Chang recognized a new evidentiary privilege (absolute immunity) which, to date, has been cited by only one other trial court. However, this court concludes that it is unnecessary to recognize this new privilege because the federal rules of civil procedure and relevant Tenth Circuit case law provide ample guidance for addressing discovery requests served on a prosecutor. For example, a party seeking to discover factual information from a non-party prosecutor must establish the relevance of the requested information under Fed R. Civ. P. 26 and, as a general rule, must show a compelling need to do so and that the information is not available from another source. See, e.g., Boyd v. Ward , 179 F.3d 904, 920-21 (10th Cir. 1999). The Tenth Circuit also recognizes: (1) the work product doctrine, (2) the deliberative process privilege, (3) a law enforcement evidentiary privilege, and (4) a consultative privilege. See US v. Winner , 641 F.2d 825 (10th Cir. 1981). Based on the relevant rules of civil procedure and Tenth Circuit precedent, this court finds it unnecessary to recognize "absolute immunity" as a new evidentiary privilege.

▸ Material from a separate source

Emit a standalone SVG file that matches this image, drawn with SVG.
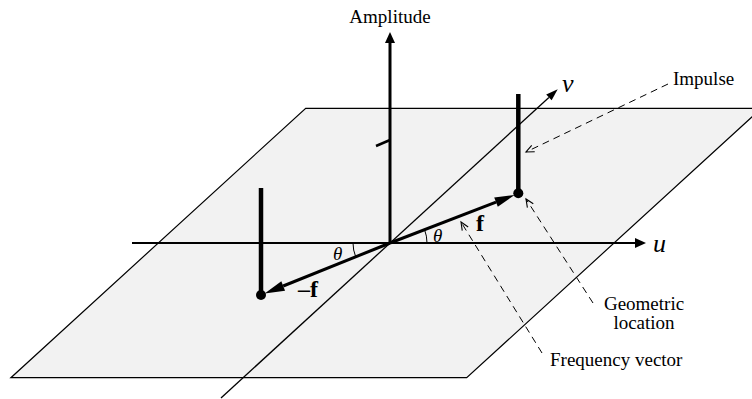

Gorman argues that discovery requests for information concerning his probable cause analysis are not relevant to the claims in this case. With one narrow exception, the court agrees that Gorman's legal opinions concerning the existence of probable cause and prosecution decisions are irrelevant. The narrow exception is whether Gorman advised the police department during the sting operation that the police had probable cause to arrest the plaintiffs. Such information is highly relevant to plaintiffs' claims that the police arrested them on January 4, 2011 without probable cause and may be discovered unless otherwise protected by another privilege.[10]

Work Product Doctrine and Deliberative Process Privilege

Gorman also objects that the work product doctrine and deliberative process privilege protect the mental processes of the prosecutor and he should not be compelled to disclose his thought process concerning probable cause and the decision whether or not to prosecute the plaintiffs or any other persons. Mr. Gorman notes that the statute of limitations has not run on the January 4, 2011 sting operation and that disclosure of his thought process could be harmful to future criminal prosecutions. The court agrees that the work product doctrine and deliberative process privilege both protect Mr. Gorman's mental processes concerning his decisions whether or not to prosecute the plaintiffs or other persons from discovery. This includes Mr. Gorman's analysis of weaknesses in potential criminal cases because of the requirements of Giglio/Brady.

Overly Broad and Irrelevant

Plaintiffs' subpoena requests production of any documents from the prosecutor's office that are potentially subject to disclosure under Giglio or Brady. Gorman asserts that the request is overly broad because the request is not limited to KCKPD officers connected to this case. Plaintiffs do not address this argument and the court finds that plaintiffs' request for any Giglio or Brady material associated with KCKPD officers is overly broad and should be denied.

Plaintiffs assert in conclusory fashion that: (1) they are only seeking documents and that Gorman should indicate whether or not the documents exist; (2) "plaintiffs need them to verify or discredit what defendants say about plaintiffs;" and (3) Gorman produced a Brady list in another case. Plaintiffs' vague, conclusory statements are not adequately explained or discussed and are rejected.

Plaintiff Gardner filed a separate response arguing that defendant Armstrong testified that he has not allowed Gardner to return to work, in part, because of letters written by Gorman that the Wyandotte County District Attorney would not file any criminal case in which Gardner was the sole or primary witness because Mr. Gardner "has Brady/Giglio issues." Plaintiffs have the letters in their possession and the information concerning the letters is readily available from both defendants Armstrong and Lawson. Gardner has not shown good cause for questioning Gorman concerning prosecution decisions. Moreover, Gardner has not shown that the same information cannot be secured from other sources such as Armstrong and Lawson.

Law Enforcement Privilege and Consultative Privilege

Mr. Gorman also objects that communications between prosecutors and police officers "are held to be privileged within the context of a criminal case." Although not expressly labeled as such, the objection appears to be related to what the Tenth Circuit refers to as a law enforcement privilege and/or a consultative privilege. United States v. Winner , 641 F.2d 825, 831-32 (10th Cir. 1981). To assert the law enforcement or consultative privilege

the responsible individual in the department must lodge a formal claim of privilege, after actual personal consideration, specifying with particularity the information for which protection is sought and explain why the information falls within the scope of the privilege.

Winner at 831-832 (emphasis added). General allegations that information is protected from disclosure are not sufficient and, at a minimum, Mr. Gorman must provide a privilege log to assert a law enforcement or consultative privilege. Mr. Gorman's motion does not contain the information required for the assertion of either privilege. However, he may provide a privilege log containing the information required by Winner before his deposition.

IT IS THEREFORE ORDERED that Mr. Gorman's motion to quash or for a protective order (Doc. 212) is GRANTED IN PART and DENIED IN PART, consistent with the rulings herein. Mr. Gardner's motion to file documents under seal (Doc. 222) is GRANTED.